À l’origine axée vers les acteurs privés, l’entreprise s’est rapidement rapprochée de quelques fournisseurs emblématiques afin d’étoffer son offre pour susciter l’intérêt des acteurs institutionnels. Pour coller au plus près du besoin exprimé par la police judiciaire, Wifind’it s’est ainsi adjoint les services du groupe américain 3M, rendu célèbre au travers des marques Scotch ou Post-it. Ensembles, ils ont créé un élément adhésif à disposer sur la balise afin de pouvoir la fixer sur n’importe quelle surface. « Cet adhésif est tellement puissant que toute tentative de décollement entraînera la destruction de la balise, empêchant sa réutilisation à des fins criminelles, » se félicite Drouault.
 
Outre 3M, la startup vient de signer un partenariat avec CIRRA, distributeur historique de valises de transport durcies. « Nous allons profiter de l’expertise de CIRRA en matière de découpe de mousse pour camoufler nos balises.
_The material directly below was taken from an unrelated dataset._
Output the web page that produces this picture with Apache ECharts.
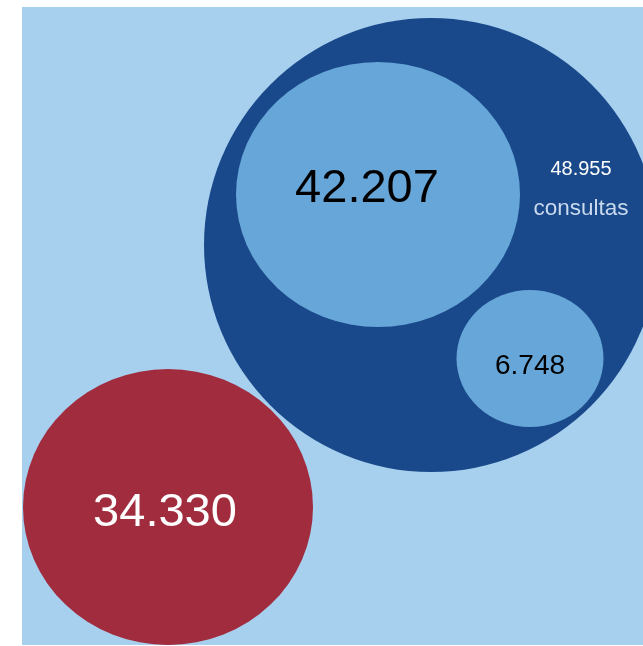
<!DOCTYPE html>
<html>
<head>
<meta charset="utf-8">
<script src="https://cdn.jsdelivr.net/npm/echarts@6/dist/echarts.min.js"></script>
<style>
html,body{margin:0;padding:0;background:#fff;}
#chart{width:643px;height:646px;}
</style>
</head>
<body>
<div id="chart"></div>
<script>
// Data
const names = ['Total consultas', 'Consultas grupo A', 'Consultas grupo B', 'Otros'];
const values = [48955, 42207, 6748, 34330];
const centerX = [431, 378, 530, 168];
const centerY = [245, 194.5, 358.5, 507];
const bubbleW = [454, 284, 147, 290];
const bubbleH = [454, 265, 137, 276];

function fmt(v) {
  return String(v).replace(/\B(?=(\d{3})+(?!\d))/g, '.');
}

const colors = ['#19498a', '#67a6d8', '#67a6d8', '#a02c3e'];
const labelStyles = [
  {
    position: 'inside',
    offset: [150, -56],
    formatter: p => '{a|' + fmt(p.value[2]) + '}\n{b|consultas}',
    rich: {
      a: { fontSize: 20, color: '#ffffff', lineHeight: 39, align: 'center', fontFamily: 'Liberation Sans' },
      b: { fontSize: 22.5, color: '#c9d9ee', lineHeight: 39, align: 'center', fontFamily: 'Liberation Sans' }
    }
  },
  { position: 'inside', fontSize: 47, color: '#000000', offset: [-11, -5] },
  { position: 'inside', fontSize: 28, color: '#000000', offset: [0, 8] },
  { position: 'inside', fontSize: 47, color: '#ffffff', offset: [-3, 6] }
];

const seriesData = values.map((v, i) => ({
  name: names[i],
  value: [centerX[i], centerY[i], v],
  symbolSize: [bubbleW[i], bubbleH[i]],
  itemStyle: { color: colors[i], opacity: 1 },
  label: Object.assign({
    show: true,
    fontFamily: 'Liberation Sans',
    formatter: p => fmt(p.value[2])
  }, labelStyles[i]),
  z2: i
}));

const chart = echarts.init(document.getElementById('chart'), null, { renderer: 'canvas' });
chart.setOption({
  animation: false,
  backgroundColor: '#ffffff',
  grid: {
    left: 22, top: 7, right: 0, bottom: 1,
    show: true, backgroundColor: '#a7cfee', borderWidth: 0
  },
  xAxis: { type: 'value', min: 22, max: 643, show: false },
  yAxis: { type: 'value', min: 7, max: 645, inverse: true, show: false },
  series: [{
    type: 'scatter',
    symbol: 'circle',
    clip: false,
    data: seriesData,
    emphasis: { disabled: true }
  }]
});
</script>
</body>
</html>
L’idée sera de concevoir un emplacement dédié pour permettre aux clients de CIRRA de disposer de valises de transport ‘connectées’, » annonce Drouault. « Nous sommes également en contact avec l’entreprise Verney-Carron pour soit directement installer la balise dans leurs armes, soit leur vendre la carte électronique et la pile pour qu’ils puissent l’intégrer par eux-même ». De plus, des discussions sont en cours avec un armurier français pour une éventuelle intégration sur certaines références de son portfolio. Fort des premiers retours positifs, Wifind’it projette d’aller pitcher son système devant les militaires français et les grands acteurs de la BITD lors de la prochaine édition du Soflab, au printemps 2020.
 
De la gestion des entrepôts de l’armée de Terre au suivi et à la localisation de cibles, les perspectives d’usage dans un environnement militaire sont nombreuses. Le déploiement de ce type de balise sur un théâtre d’opération extérieure n’est néanmoins pas pour demain. Sa dépendance aux réseaux Wifi et LoRa, très peu développés dans les étendues désertiques du Sahel, implique que « nous sommes pour l’instant davantage dans une optique de marché régional, centré sur les partenariats déjà établis par Bouygues Télécom dans l’environnement direct de la France, » temporise Drouault.